A Westerly wind was due to start blowing the evening we arrived, so we had threaded our way through the anchored boats and back into the shallow lagoon near Big Major Cay. One of the big benefits of having a catamaran is that you can comfortably drop the hook in three feet of water. (Now that we are used to doing it, that is!)
After getting settled, we decided to buzz in and visit the Staniel Cay Yacht Club for a sundowner. At the back of our minds, we thought there was a good possibility of running into an old cruising friend from our first Mexico cruise. Roger was managing one of the private islands in the area, and we thought it was quite possible he would show up at the pub on a Saturday night.


Sure enough, our mate Roger came through the door about 30 minutes later. It was really good to catch up and hear all about his exploits over the past 15 years. He was just the same, and introduced us to several of his fun and interesting friends that were with him.
After the weather improved, we headed up to some of the Cays in the Central Exumas. We met up with another couple who knew the area well, and they told us about a plane wreck that was a good dive site on a slack tide. Something to put on our list when we return for sure!

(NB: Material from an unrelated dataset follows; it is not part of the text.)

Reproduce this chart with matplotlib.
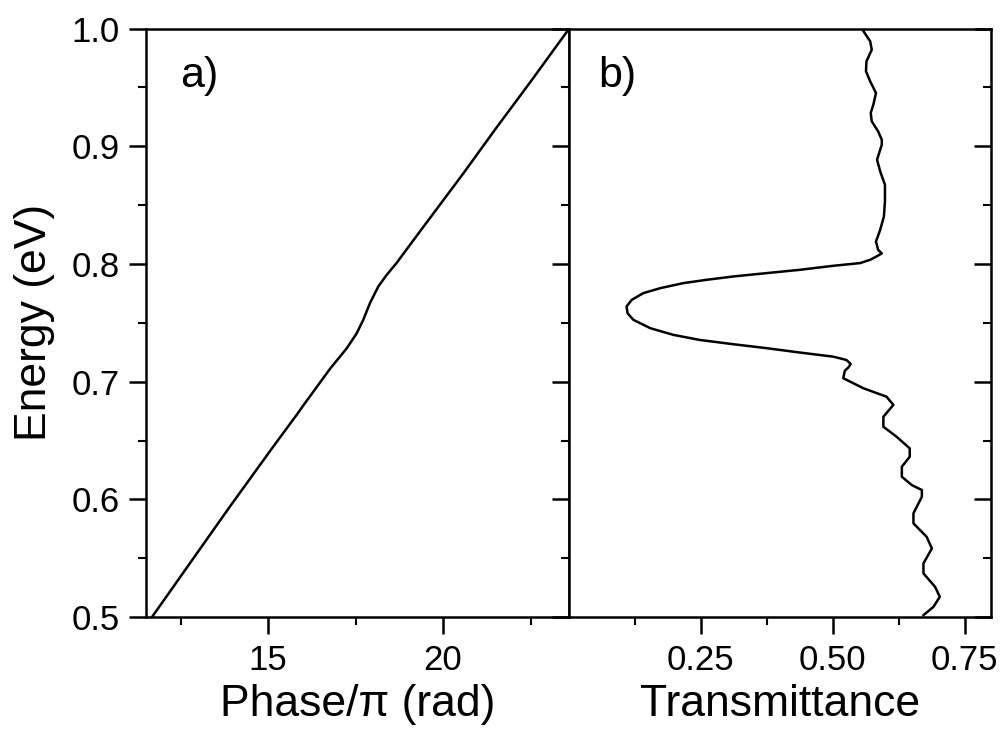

There was quite a lot of thunderstorm activity still forecast for the Exumas, so we sailed over to Eleuthera, catching a nice Mahi Mahi on the way. The anchorage at Tarpum Bay had poor holding, and after 3 tries to set the hook, we moved a mile up the coast to Ten Bay that was more secure and picturesque to boot.

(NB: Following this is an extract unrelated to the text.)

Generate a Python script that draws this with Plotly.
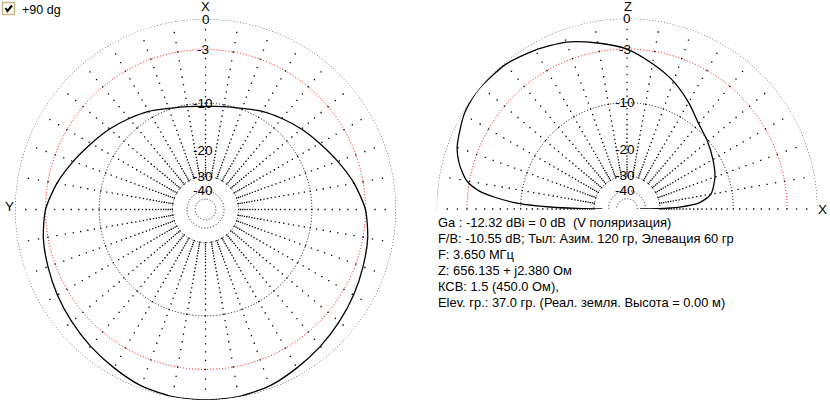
import numpy as np
import plotly.graph_objects as go

W, H = 830, 404

# ---------------- data ----------------
# Azimuth pattern (degrees from X, counter-clockwise), dB, symmetric about X
az_angles = [0, 10, 20, 30, 40, 50, 60, 70, 80, 90, 100, 110, 120, 130, 140, 150, 160, 170, 180]
az_db = [-10.55, -10.3, -9.8, -8.9, -8.1, -7.2, -6.3, -5.2, -4.0, -3.0, -2.5, -2.2, -1.85,
         -1.5, -1.1, -0.7, -0.25, -0.05, 0.0]

# Elevation pattern (degrees from +X toward Z and on to -X), dB
el_angles = [0, 0.5, 2, 5, 10, 20, 30, 40, 50, 60, 70, 80, 90, 100, 110, 120, 130, 140, 143,
             150, 160, 165, 170, 173, 175, 177, 178.5, 179.5, 180]
el_db = [-46, -32, -22, -16.5, -13.8, -12.2, -11.2, -10.2, -9.2, -7.5, -5.8, -4.4, -3.0, -2.1,
         -1.2, -0.65, -0.15, 0.0, 0.0, -0.2, -0.9, -1.6, -2.7, -4.2, -6.3, -9.6, -15.5, -25, -35]

ring_db = [0, -10, -30, -40, -50]
red_ring_db = -3
label_db = [0, -3, -10, -20, -30, -40]
label_text = ["0", "-3", "-10", "-20", "-30", "-40"]
spoke_db = list(range(-1, -31, -1))
spoke_step = 10

info_lines = [
    "Ga : -12.32 dBi = 0 dB  (V поляризация)",
    "F/B: -10.55 dB; Тыл: Азим. 120 гр, Элевация 60 гр",
    "F: 3.650 МГц",
    "Z: 656.135 + j2.380 Ом",
    "КСВ: 1.5 (450.0 Ом),",
    "Elev. гр.: 37.0 гр. (Реал. земля. Высота = 0.00 м)",
]
check_label = "+90 dg"

# ---------------- geometry ----------------
CL = (205.5, 209.5)   # left chart centre (px)
CR = (627.0, 209.0)   # right chart centre (px)
R = 190.5
FONT = "Liberation Sans, Arial, sans-serif"


def arrl(db):
    """ARRL log scale: radius factor 0.89 per 2 dB."""
    return 0.89 ** (-np.asarray(db, dtype=float) / 2.0)


fig = go.Figure()

dotdash = "1px,2px"


def add_grid(sub, amax):
    th = np.linspace(0, amax, int(amax * 4) + 1)
    for d in ring_db:
        fig.add_trace(go.Scatterpolar(r=np.full(th.size, arrl(d)), theta=th, mode="lines",
                                      line=dict(color="black", width=1, dash=dotdash),
                                      hoverinfo="skip", showlegend=False, subplot=sub))
    fig.add_trace(go.Scatterpolar(r=np.full(th.size, arrl(red_ring_db)), theta=th, mode="lines",
                                  line=dict(color="red", width=1, dash=dotdash),
                                  hoverinfo="skip", showlegend=False, subplot=sub))
    rr, tt = [], []
    last = 360 - spoke_step if amax == 360 else amax
    for a in range(0, int(last) + 1, spoke_step):
        for d in spoke_db:
            rr.append(float(arrl(d)))
            tt.append(a)
    fig.add_trace(go.Scatterpolar(r=rr, theta=tt, mode="markers",
                                  marker=dict(color="black", size=1.3, symbol="square",
                                              line=dict(width=0)),
                                  hoverinfo="skip", showlegend=False, subplot=sub))


add_grid("polar", 360)
add_grid("polar2", 180)

# azimuth pattern, mirrored to full circle
full_ang = az_angles + [360 - a for a in az_angles[::-1][1:]]
full_db = az_db + az_db[::-1][1:]
fig.add_trace(go.Scatterpolar(r=arrl(full_db), theta=full_ang, mode="lines",
                              line=dict(color="black", width=1.3, shape="spline", smoothing=0.7),
                              hoverinfo="skip", showlegend=False, subplot="polar"))

fig.add_trace(go.Scatterpolar(r=arrl(el_db), theta=el_angles, mode="lines",
                              line=dict(color="black", width=1.3, shape="spline", smoothing=0.7),
                              hoverinfo="skip", showlegend=False, subplot="polar2"))

# ---------------- annotations ----------------
ann = []


def txt(x, y, s, size=13, xanchor="center"):
    ann.append(dict(x=x, y=y, xref="x", yref="y", text=s, showarrow=False,
                    xanchor=xanchor, yanchor="middle",
                    font=dict(family=FONT, size=size, color="black")))


for (cx, cy) in (CL, CR):
    for d, s in zip(label_db, label_text):
        py = cy - R * float(arrl(d))
        txt(cx - (2.3 if s.startswith("-") else 0), py, s, size=13.5)

txt(CL[0], 6.5, "X", 13)
txt(9, 206, "Y", 13.5)
txt(CR[0] + 1, 6.5, "Z", 13)
txt(822, 209, "X", 13.5)

for i, line in enumerate(info_lines):
    ann.append(dict(x=436, y=222 + 16.1 * i, xref="x", yref="y", text=line, showarrow=False,
                    xanchor="left", yanchor="middle",
                    font=dict(family=FONT, size=12.9, color="black")))

ann.append(dict(x=19.5, y=9.5, xref="x", yref="y", text=check_label, showarrow=False,
                xanchor="left", yanchor="middle",
                font=dict(family=FONT, size=12.5, color="black")))

shapes = [
    dict(type="rect", xref="x", yref="y", x0=2.5, y0=2.5, x1=14.5, y1=14.5,
         line=dict(color="#c9b98a", width=1.5), fillcolor="#fbfbf5", layer="above"),
    dict(type="path", xref="x", yref="y", path="M 5.5 8 L 7.5 11 L 12 5.5",
         line=dict(color="black", width=2), layer="above"),
]

fig.update_layout(
    width=W, height=H,
    margin=dict(l=0, r=0, t=0, b=0),
    paper_bgcolor="white", plot_bgcolor="rgba(0,0,0,0)",
    showlegend=False,
    xaxis=dict(range=[0, W], visible=False, domain=[0, 1], fixedrange=True),
    yaxis=dict(range=[H, 0], visible=False, domain=[0, 1], fixedrange=True),
    polar=dict(
        domain=dict(x=[(CL[0] - R) / W, (CL[0] + R) / W],
                    y=[1 - (CL[1] + R) / H, 1 - (CL[1] - R) / H]),
        bgcolor="rgba(0,0,0,0)",
        radialaxis=dict(range=[0, 1], visible=False),
        angularaxis=dict(rotation=90, direction="counterclockwise", visible=False),
    ),
    polar2=dict(
        domain=dict(x=[(CR[0] - R) / W, (CR[0] + R) / W],
                    y=[1 - CR[1] / H, 1 - (CR[1] - R) / H]),
        sector=[0, 180],
        bgcolor="rgba(0,0,0,0)",
        radialaxis=dict(range=[0, 1], visible=False),
        angularaxis=dict(rotation=0, direction="counterclockwise", visible=False),
    ),
    annotations=ann,
    shapes=shapes,
)

fig.write_html("out.html", config={"displayModeBar": False},
               post_script="document.body.style.margin='0';document.body.style.overflow='hidden';")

It took a few hours of visual piloting to cross the Exuma bank, on our way up to Spanish Wells the next day. Depths were mostly around 10 feet with 4.5 feet in the shallowest area. At one point we passed over a big nurse shark that was easily visible in the clear water.

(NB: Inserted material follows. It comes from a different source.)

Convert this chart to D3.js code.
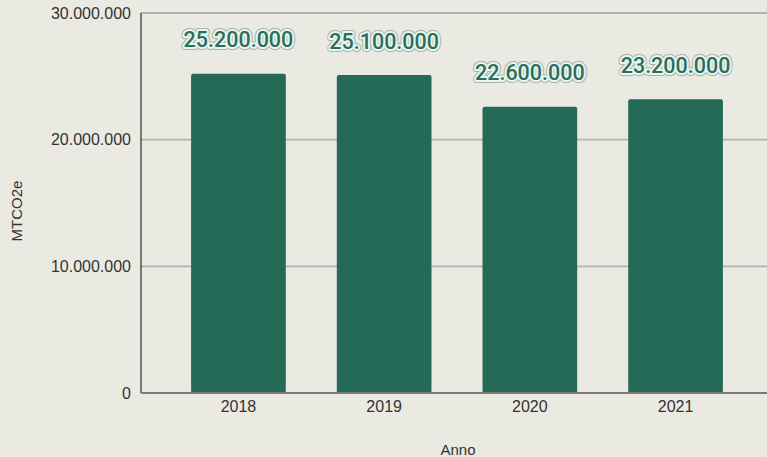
<!DOCTYPE html>
<html>
<head>
<meta charset="utf-8">
<script src="https://cdn.jsdelivr.net/npm/d3@7"></script>
<style>
  html, body { margin: 0; padding: 0; background: #eaeae2; }
  svg { display: block; }
</style>
</head>
<body>
<svg id="chart" width="767" height="457"></svg>
<script>
// Emissioni annue (MTCO2e)
const years = ["2018", "2019", "2020", "2021"];
const emissions = [25200000, 25100000, 22600000, 23200000];
const yTicks = [0, 10000000, 20000000, 30000000];
const yTitle = "MTCO2e";
const xTitle = "Anno";

const fmt = d3.formatLocale({ decimal: ",", thousands: ".", grouping: [3], currency: ["", "€"] }).format(",d");

const svg = d3.select("#chart");
const W = 767, H = 457;
const plot = { left: 141, top: 13, bottom: 393, right: 790 };
const axisFont = "Liberation Sans, Arial, sans-serif";

svg.append("rect").attr("width", W).attr("height", H).attr("fill", "#eaeae2");

const y = d3.scaleLinear().domain([0, 30000000]).range([plot.bottom, plot.top]);
const x = d3.scaleBand().domain(years).range([165.6, 748.4])
  .paddingInner(0.35).paddingOuter(0.175);

// gridlines
svg.append("g")
  .selectAll("line")
  .data(yTicks.filter(d => d > 0))
  .join("line")
  .attr("x1", plot.left).attr("x2", plot.right)
  .attr("y1", d => y(d)).attr("y2", d => y(d))
  .attr("stroke", "#b4b4ae").attr("stroke-width", 1.8);

// y axis labels
const yAxis = svg.append("g")
  .attr("transform", `translate(${plot.left},0)`)
  .call(d3.axisLeft(y).tickValues(yTicks).tickFormat(fmt).tickSize(0).tickPadding(10));
yAxis.select(".domain").remove();
yAxis.selectAll("text")
  .attr("font-family", axisFont)
  .attr("font-size", 16).attr("fill", "#333");

// bars
svg.append("g")
  .selectAll("rect")
  .data(years.map((d, i) => ({ year: d, value: emissions[i] })))
  .join("rect")
  .attr("x", d => x(d.year))
  .attr("y", d => y(d.value))
  .attr("width", x.bandwidth())
  .attr("height", d => y(0) - y(d.value))
  .attr("rx", 2)
  .attr("fill", "#256a57");

// axes lines
svg.append("line")
  .attr("x1", plot.left).attr("x2", plot.left)
  .attr("y1", plot.top).attr("y2", plot.bottom)
  .attr("stroke", "#2a2a2a").attr("stroke-width", 1.2);
svg.append("line")
  .attr("x1", plot.left).attr("x2", plot.right)
  .attr("y1", plot.bottom).attr("y2", plot.bottom)
  .attr("stroke", "#7a7a76").attr("stroke-width", 2.2);

// x axis labels
const xAxis = svg.append("g")
  .attr("transform", `translate(0,${plot.bottom})`)
  .call(d3.axisBottom(x).tickSize(0).tickPadding(8));
xAxis.select(".domain").remove();
xAxis.selectAll("text")
  .attr("font-family", axisFont)
  .attr("font-size", 16).attr("fill", "#333");

// value labels with halo
const labels = svg.append("g")
  .selectAll("g")
  .data(years.map((d, i) => ({ year: d, value: emissions[i] })))
  .join("g")
  .attr("transform", d => `translate(${x(d.year) + x.bandwidth() / 2},${y(d.value) - 34})`);
const labelStyle = sel => sel
  .attr("text-anchor", "middle")
  .attr("dominant-baseline", "central")
  .attr("font-family", "Roboto, sans-serif")
  .attr("font-weight", 500)
  .attr("font-size", 21.5)
  .text(d => fmt(d.value));
labels.append("text").call(labelStyle)
  .attr("fill", "none").attr("stroke", "#a9b2ae").attr("stroke-width", 6)
  .attr("stroke-linejoin", "round");
labels.append("text").call(labelStyle)
  .attr("fill", "none").attr("stroke", "#e6f7f0").attr("stroke-width", 4)
  .attr("stroke-linejoin", "round");
labels.append("text").call(labelStyle)
  .attr("fill", "#316c5a");

// axis titles
svg.append("text")
  .attr("transform", `translate(22,${(plot.top + plot.bottom) / 2 + 8}) rotate(-90)`)
  .attr("text-anchor", "middle")
  .attr("font-family", axisFont)
  .attr("font-size", 15).attr("fill", "#333")
  .text(yTitle);
svg.append("text")
  .attr("x", 458).attr("y", 455)
  .attr("text-anchor", "middle")
  .attr("font-family", axisFont)
  .attr("font-size", 15).attr("fill", "#333")
  .text(xTitle);
</script>
</body>
</html>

Once again, we were looking for shelter from a north-northeast wind so we headed to a good anchorage just off a little island called Meeks Patch. Before the wind started, we had time for a leg stretcher on shore and a quick snorkle around an old fishing boat. The other fun thing we did was to visit the swimming pigs on Pig Island. This was actually just a section of beach on the west side of Meeks Patch. They really swam well and would do a few tricks for a piece of hot dog ( turkey we presumed!)

We were antsy to get going after the 2 day blow, and got underway for little Abaco as soon as the seas calmed down. We spent the night at Lynyard Cay, then made our way up to Manjack Cay. It was here that we finally caught up with some old Westcoast sailors Terry and Norm that we’d been chasing for 4 months.

We’ll anchor around the Little Abaco Cays until we get a good window to head to Georgia for hurricane season.
I definitely love this post because you two are in more familiar places to us. So glad to hear that you’re catching up with some old friends. The water colors are spectacular. You’ll be at your destination soon so we can catch up on all your adventures this year 🤗! Continue safe traveling.
Great adventures. Be safe and beat the hurricanes northward.